‘Os olhos cegos dos cavalos loucos’ é o magnífico título do livro de Ignácio Loyola de Brandão, obra que conquistou o 2º lugar na categoria juvenil do prêmio Jabuti.
O Jabuti, como o próprio Loyola comenta no depoimento que ele transmitiu sobre conquistar este reconhecimento, é o Oscar do mercado editorial brasileiro.
Quando me encontrei pela primeira vez com o Ignácio, em Marília no ano de 2010, o escritor relatou que estava germinando uma nova trama, um enredo que remetia ao seu avô. Assim como o meu pai, o avô do escritor Ignácio era marceneiro.
Saber disso foi tão significativo para mim que, quando me dirigi ao escritor de Araraquara me referi primeiro à coincidência das profissões de meu pai e do seu avô, e, só depois, me apresentei como jornalista e escritor, ou seja, as duas profissões que nós dois desempenhos em comuns.
Me recordo da forma calma, recheada de saudosismo e reminiscência, repleta de carinho, ternura, mas com uma pitada de remorso, que Ignácio contou quando lhe ocorreu a trama de ‘Os olhos cegos dos cavalos loucos’.
Num tempo remoto, o avô do escritor havia construído um carrossel em sua marcenaria e, este brinquedo feito de madeira com alguns cavalos, representava a alegria e a felicidade de dezenas de crianças do Interior paulista.
Carrossel é um elemento significativo por vários motivos. Se alguém já assistiu ao filme ‘Walt nos bastidores de Mary Poppins’, um longa-metragem com o Tom Hanks no papel de Walt Disney e Emma Thompson no papel da escritora criadora da personagem Mary Poppins, a australiana P.L. Travers, terá uma noção mais nítida da magia de um carrossel na criação.
Sem querer fornecer spoiler, ou ser o estraga prazer de revelar trechos de filmes, mas o carrossel era o brinquedo preferido de Walt Disney mesmo em sua magnífica Disneylândia. Carrossel também tinha peso crucialmente emotivo nas memórias afetivas da rígida australiana P.L. Travers.
Certa feita, o carrossel do avô do escritor Ignácio sofreu a tragédia de um incêndio. Das cinzas, o avô marceneiro resgatou os olhos dos cavalinhos de madeira, que eram, na verdade, bolinhas de gude.
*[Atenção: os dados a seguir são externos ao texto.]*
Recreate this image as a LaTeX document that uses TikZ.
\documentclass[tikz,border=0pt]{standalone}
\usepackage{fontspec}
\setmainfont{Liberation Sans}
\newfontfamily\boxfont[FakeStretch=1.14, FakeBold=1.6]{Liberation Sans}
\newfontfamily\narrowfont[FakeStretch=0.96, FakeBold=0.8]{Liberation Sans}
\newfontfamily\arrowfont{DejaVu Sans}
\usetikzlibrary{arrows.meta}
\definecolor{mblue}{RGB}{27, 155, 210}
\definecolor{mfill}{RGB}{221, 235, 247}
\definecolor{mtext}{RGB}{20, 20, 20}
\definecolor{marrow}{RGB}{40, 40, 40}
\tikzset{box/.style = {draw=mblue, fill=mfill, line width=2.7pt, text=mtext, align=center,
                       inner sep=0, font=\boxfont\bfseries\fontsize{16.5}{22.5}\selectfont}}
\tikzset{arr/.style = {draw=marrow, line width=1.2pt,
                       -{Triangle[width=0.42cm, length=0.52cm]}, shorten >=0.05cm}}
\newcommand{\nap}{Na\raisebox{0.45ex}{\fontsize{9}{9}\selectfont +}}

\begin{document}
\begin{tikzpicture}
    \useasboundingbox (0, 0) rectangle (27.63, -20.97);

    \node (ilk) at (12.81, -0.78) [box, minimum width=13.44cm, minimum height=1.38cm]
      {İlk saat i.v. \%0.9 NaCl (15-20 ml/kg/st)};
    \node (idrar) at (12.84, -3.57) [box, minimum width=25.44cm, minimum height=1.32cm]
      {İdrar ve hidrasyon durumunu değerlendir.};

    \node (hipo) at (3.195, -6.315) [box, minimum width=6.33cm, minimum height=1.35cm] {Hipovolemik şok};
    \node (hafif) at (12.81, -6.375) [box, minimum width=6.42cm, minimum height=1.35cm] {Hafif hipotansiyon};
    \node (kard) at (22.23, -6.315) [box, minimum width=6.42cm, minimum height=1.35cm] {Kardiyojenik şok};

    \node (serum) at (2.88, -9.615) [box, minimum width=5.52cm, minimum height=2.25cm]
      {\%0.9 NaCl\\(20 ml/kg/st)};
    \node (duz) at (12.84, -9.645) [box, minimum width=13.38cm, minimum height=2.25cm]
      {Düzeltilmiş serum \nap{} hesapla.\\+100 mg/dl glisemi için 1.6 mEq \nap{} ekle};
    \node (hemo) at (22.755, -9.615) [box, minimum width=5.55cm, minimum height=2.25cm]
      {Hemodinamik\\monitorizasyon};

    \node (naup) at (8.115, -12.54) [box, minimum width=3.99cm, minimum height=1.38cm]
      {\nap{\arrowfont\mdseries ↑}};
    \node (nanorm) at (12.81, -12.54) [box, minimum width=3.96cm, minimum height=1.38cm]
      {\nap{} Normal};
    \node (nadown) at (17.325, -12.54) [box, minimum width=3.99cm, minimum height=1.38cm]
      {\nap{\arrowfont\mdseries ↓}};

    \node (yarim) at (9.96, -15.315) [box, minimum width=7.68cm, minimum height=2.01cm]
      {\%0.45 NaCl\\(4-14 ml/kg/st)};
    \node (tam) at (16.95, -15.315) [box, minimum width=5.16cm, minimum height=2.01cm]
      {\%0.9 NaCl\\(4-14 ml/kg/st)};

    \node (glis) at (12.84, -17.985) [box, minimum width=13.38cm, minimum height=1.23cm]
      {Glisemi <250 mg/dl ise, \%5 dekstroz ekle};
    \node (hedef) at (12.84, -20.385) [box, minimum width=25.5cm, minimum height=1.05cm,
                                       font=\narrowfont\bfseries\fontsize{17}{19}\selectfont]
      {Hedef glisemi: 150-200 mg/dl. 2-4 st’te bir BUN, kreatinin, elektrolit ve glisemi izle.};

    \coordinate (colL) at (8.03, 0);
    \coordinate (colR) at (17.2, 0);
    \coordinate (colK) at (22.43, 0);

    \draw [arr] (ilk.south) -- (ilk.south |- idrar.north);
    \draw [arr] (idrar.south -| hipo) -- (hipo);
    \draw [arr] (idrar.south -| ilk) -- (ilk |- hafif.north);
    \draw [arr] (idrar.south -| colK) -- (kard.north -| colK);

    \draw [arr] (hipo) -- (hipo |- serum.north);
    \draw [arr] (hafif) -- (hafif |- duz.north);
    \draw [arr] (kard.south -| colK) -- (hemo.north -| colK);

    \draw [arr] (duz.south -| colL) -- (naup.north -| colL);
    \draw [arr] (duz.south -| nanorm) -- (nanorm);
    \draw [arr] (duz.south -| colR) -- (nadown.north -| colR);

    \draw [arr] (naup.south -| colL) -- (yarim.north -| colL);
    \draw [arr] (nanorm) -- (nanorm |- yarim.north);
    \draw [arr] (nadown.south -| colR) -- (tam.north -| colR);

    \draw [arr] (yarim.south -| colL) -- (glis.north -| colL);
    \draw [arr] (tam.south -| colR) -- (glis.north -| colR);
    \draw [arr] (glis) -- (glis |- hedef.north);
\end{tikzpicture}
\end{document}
Burquinhas, como se diziam lá na minha infância nos terrenos baldios e campinhos de futebol de Paraguaçu Paulista.
Resgatadas das cinzas, as bolinhas de gude foram acomodadas em uma caixa, embaixo do banco de marceneiro do avô. O banco de marceneiro é outro elemento recheado de reminiscência, principalmente para quem é filho ou neto de um marceneiro.
O menino Ignácio descobriu, tempos depois, onde estavam escondidas as burquinhas e, sorrateiramente, passou a subtrair uma aqui, outra ali e, para o desespero geral, foi perdendo as bolinhas nas partidas de triângulo, nada-brinques, cabecinha… Até que não sobraram quase nada dos olhos dos cavalinhos. Isso marcou a infância de Ignácio, que transformou este momento no livro ‘Os olhos cegos dos cavalos loucos’.
Perpetuar olhar em forma de letras, livros, poesias e romances parece ser um dos papéis dos escritores. Os de ressaca de Capitu, traduzidos por Machado de Assis em Dom Casmurro, são os mais marcantes da literatura brasileira.
Na contemporaneidade literária, os olhos cegos dos cavalos loucos levaram um Prêmio Jabuti. E já teve escritores de Marília que ganharam o Jabuti: o primeiro foi Osório Alves de Castro, o escritor que exercia a profissão de alfaiate, levou o prêmio em 1962, disputando com romancista de dar arrepio a qualquer autor concorrente, como Jorge Amado e Guimarães Rosa.
Mais recentemente, o dramaturgo Oswaldo Mendes conquistou o terceiro lugar com ‘Bendito Maldito: uma biografia de Plínio Marcos’. Se incluirmos os escritores que por aqui moraram e consideraram a cidade como berços de suas formações, podemos incluir Domingos Pellegrini, que hoje vive em Londrina. Domingos sentiu-se escritor no período em que morou em Marília. Mas este será assunto para outro texto de ‘Entre linhas, entre livros’.